With this, their sixth studio album, Lisbon, the band has the problem of having to follow up their masterpiece. There is no doubt that You & Me is their most impressive body of work to date and it feels like the album the rest were written to allow for, Lisbon is the sound of a band realising that they have managed it, and they can relax and spread out in their new found peace. However, don’t mistake that observation for it being complacent – straight away on Lisbon there is an immediacy of difference. More brass horns and less dark piano crawl over this record, and the vocals are sounding warmer with every track. If this album was to be described as a season it would be spring, but a dark, twisted, malevolent spring in which the flowers are all blooming and the trees are back in colour... but the flowers are blues and blacks and the leaves have grown back in autumn colours.

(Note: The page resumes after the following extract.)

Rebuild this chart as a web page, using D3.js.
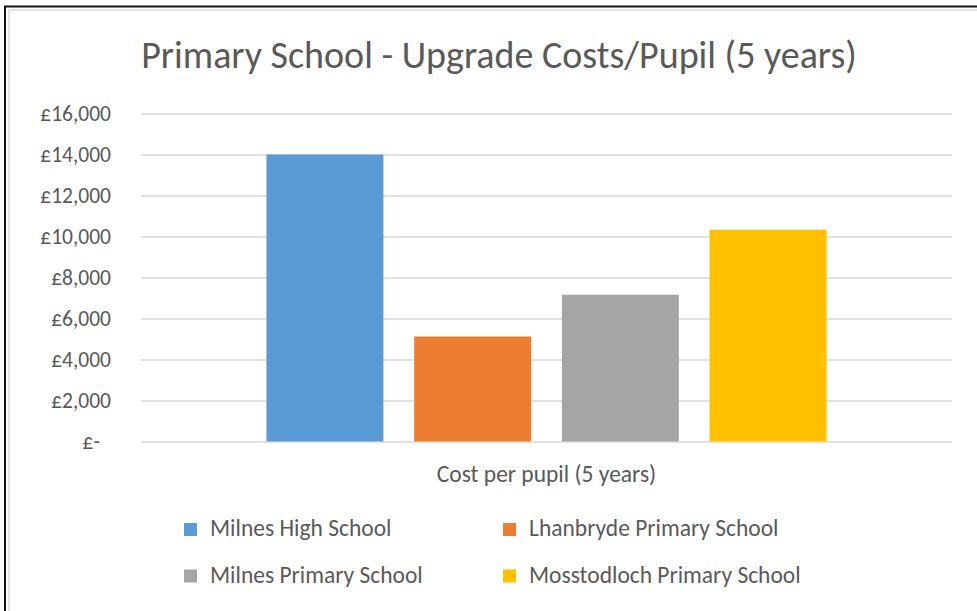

Inside the album there is a feeling that the album is artful. This bring me back to my first point, in a round a bout way. There’s a sense that the band are working their way through a plan, an almost mapped out journey of destinations and like most journeys there are blips and bumps along the way. The scenery is beautiful and the album soars beyond it’s early forefathers in most, if not all, the tracks, but is solemnly covered by its direct predecessor. Imagine that the first albums where cityscapes; the tumbling suburbs and the hostile industrial landscapes, the last two albums are the wonderful countryside of calm. Whilst the band are making music that feels timeless, like an old band used to, the rest of the world is screaming ahead into Autotuned Soylent Green futures, and this timelessness is present in not only the instrumentation, or the vocals, but right in the Walkmen’s life blood. The album feels artful because it is not new, it’s old, and it feels like an album used to feel. Lisbon is as good as You & Me without being You & Me again, and that’s some of the highest praise the album can be given.